La deuxième partie de la pièce se fait plus énigmatique. Etrangement, plus de mention des Nuithoniens. Les explorateurs les auraient-ils effectivement trouvés à leur entrée sur scène ? Inutile de partir à la recherche de la société parfaite, elle est présente en potentialité ici même. Il ne dépend que de nous et de notre imagination de la fonder. Et actuellement à Nuithonie, le collectif Opus 89 Collectif fait le premier pas pour susciter le débat.
11 mai 2016
Par Nadia Hachemi
11 mai 2016
Les Nuithoniens débattent
La Ballade du mouton noir, c’est l’exhortation d’une jeunesse qui refuse d’être la « génération de la dépendance ». Un cri unanime, touchant dans sa pureté, décousu dans sa formulation.
Ils sont cinq et ils cherchent les Nuithoniens. Ainsi débute l’expérience. Il s’agit bien d’une expérience, puisque les personnages (ou comédiens, la frontière est rapidement éradiquée) se livrent à une quête sur plusieurs niveaux pour démontrer et, qui sait, résoudre un problème simple : le monde va mal. Commençons par la fiction. De jeunes gens, sac sur le dos et carte à la main, attendent en pleine campagne l’arrivée du « peuple parfait », ces fameux Nuithoniens, ceux qui devraient avoir compris. Mais ils ne se montrent pas. Ils ne sont pas plus réels, sans doute, que les lacustres d’antan. Ne reste que le public. Alors on cherche ailleurs, on n’abandonne pas, on veut ébranler les normes. On raconte, on débat, on s’interroge. La Suisse est-elle idéale ? A-t-on besoin de mythes fondateurs ? Et puis, les normes du théâtre sont démantelées, elles aussi. On parle au public, on l’intègre. « Ça vous troue le cul que ça sorte, que ça parle ?! ». Courageuse utopie que de vouloir déconstruire les utopies. Difficile toutefois d’éviter les poncifs pour ce jeune collectif plein de fougue, tout juste sorti de l’Insas de Bruxelles.

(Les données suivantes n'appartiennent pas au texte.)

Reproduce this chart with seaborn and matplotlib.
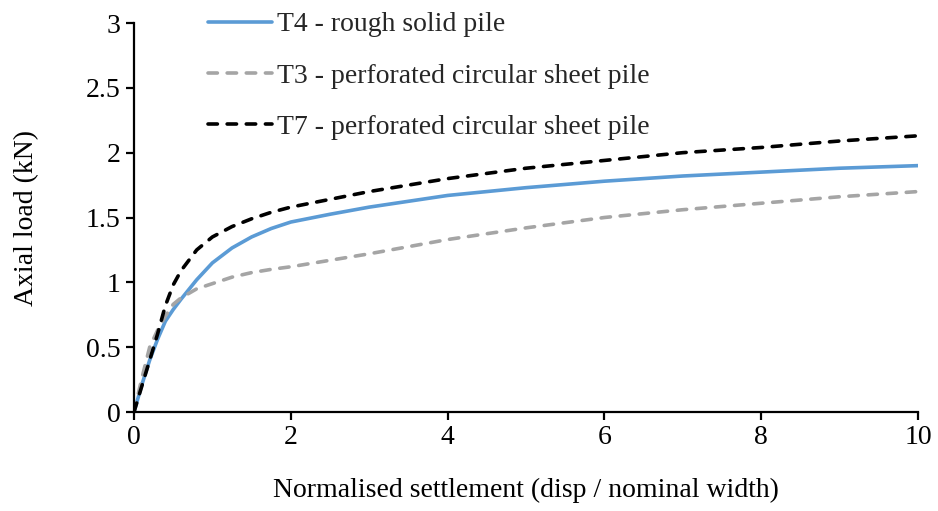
import matplotlib
matplotlib.use('Agg')
import matplotlib.pyplot as plt
import pandas as pd
import seaborn as sns

# values
settlement = [0, 0.1, 0.2, 0.3, 0.4, 0.5, 0.6, 0.8, 1.0, 1.25, 1.5, 1.75, 2,
              2.5, 3, 4, 5, 6, 7, 8, 9, 10]
load_t4 = [0, 0.21, 0.40, 0.56, 0.70, 0.79, 0.87, 1.02, 1.15, 1.265, 1.35, 1.415,
           1.465, 1.525, 1.58, 1.67, 1.73, 1.78, 1.82, 1.85, 1.88, 1.90]
load_t3 = [0, 0.26, 0.50, 0.63, 0.74, 0.83, 0.88, 0.95, 0.99, 1.04, 1.075, 1.10,
           1.12, 1.17, 1.22, 1.33, 1.42, 1.50, 1.56, 1.61, 1.66, 1.70]
load_t7 = [0, 0.20, 0.40, 0.60, 0.82, 0.98, 1.09, 1.25, 1.35, 1.43, 1.49, 1.54,
           1.58, 1.64, 1.70, 1.80, 1.88, 1.94, 2.00, 2.04, 2.09, 2.13]

labels = [
    'T4 - rough solid pile',
    'T3 - perforated circular sheet pile',
    'T7 - perforated circular sheet pile',
]

sns.set_style('ticks')
plt.rcParams['font.family'] = ['Liberation Serif', 'DejaVu Serif']

fig = plt.figure(figsize=(9.38, 5.11), dpi=100)
ax = fig.add_axes([134 / 938, 1 - 412 / 511, 784 / 938, 389 / 511])

series = [
    (load_t4, '#5B9BD5', None),
    (load_t3, '#A5A5A5', (2.6, 2.7)),
    (load_t7, '#000000', (2.6, 2.7)),
]
for (y, color, dash), label in zip(series, labels):
    df = pd.DataFrame({'x': settlement, 'y': y})
    sns.lineplot(df, x='x', y='y', color=color, lw=2.6, label=label,
                 ax=ax, sort=False)
    ln = ax.lines[-1]
    if dash:
        ln.set_dashes(dash)
    ln.set_dash_capstyle('round')
    ln.set_solid_capstyle('round')
    ln.set_solid_joinstyle('round')

ax.set_xlim(0, 10)
ax.set_ylim(0, 3)
ax.set_xticks([0, 2, 4, 6, 8, 10])
ax.set_yticks([0, 0.5, 1, 1.5, 2, 2.5, 3])
ax.set_yticklabels(['0', '0.5', '1', '1.5', '2', '2.5', '3'])
ax.tick_params(labelsize=20, length=5.5, width=1.6, pad=4,
               color='black', labelcolor='black')
for side in ['left', 'bottom']:
    ax.spines[side].set_linewidth(1.6)
    ax.spines[side].set_color('black')
sns.despine(ax=ax)

ax.set_xlabel('Normalised settlement (disp / nominal width)', fontsize=20,
              color='black', labelpad=20)
ax.set_ylabel('Axial load (kN)', fontsize=20, color='black', labelpad=34)

ax.legend(loc='upper left', bbox_to_anchor=(208 / 938, 1 - 12 / 511),
          bbox_transform=fig.transFigure, frameon=False, fontsize=20,
          handlelength=2.3, handletextpad=0.2, labelspacing=0.93,
          borderpad=0, borderaxespad=0)

fig.savefig('out.png', dpi=100)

Leurs idées sont un collage. À l’image de ces énormes cartes géographiques frémissantes abritant les cinq acteurs à la fin du spectacle, ça s’empile, ça s’entrechoque par à-coups, ça se déchire parfois… Et malheureusement, la colle déborde un peu. Il faut dire qu’on y mêle tout : la recherche des Nuithoniens nous rappelle Voltaire, Diderot, les Lumières qui tentaient de trouver un nouveau regard avec lequel questionner leur époque. Sur fond d’électro, on repense aussi au film LEGO lorsque les comédiens gesticulent sous les douches, aliénés par leur routine. Et puis, il y a cette tendance très actuelle : briser le quatrième mur, prendre le public à parti. En faire un acteur puisqu’il doit agir, et agir au-delà de cette salle, au-dehors, dans le monde. Ouvrir les portes et sortir, comme les comédiens. Jolie image, d’ailleurs, que cette dernière scène chantée a capella face au monde, dos à nous mais avec nous. Tous les regards tournés dans la même direction.
Sur la scène nue et noire, les beaux tableaux sont multiples. On entre dans une salle sombre, embrumée et, dès le lever de rideau (ou plutôt l’allumage de lampes de poche), les voilà qui se succèdent au rythme des questionnements. Les parapluies, tantôt tente, tantôt totem, finissent par trouver leur véritable usage sous un ciel endeuillé ; le sac à dos en cuir se fait monstre parlant quand Noémi raconte son abattement. Mais on regrette qu’ils ne soient pas davantage dirigés, ces tableaux. La méthode démocratique de ce collectif qui s’entre-écoute produit une myriade d’idées qui s’entremêlent. Peut-être le spectacle gagnerait-il à faire des choix : les messages s’éparpillent au détriment de la profondeur.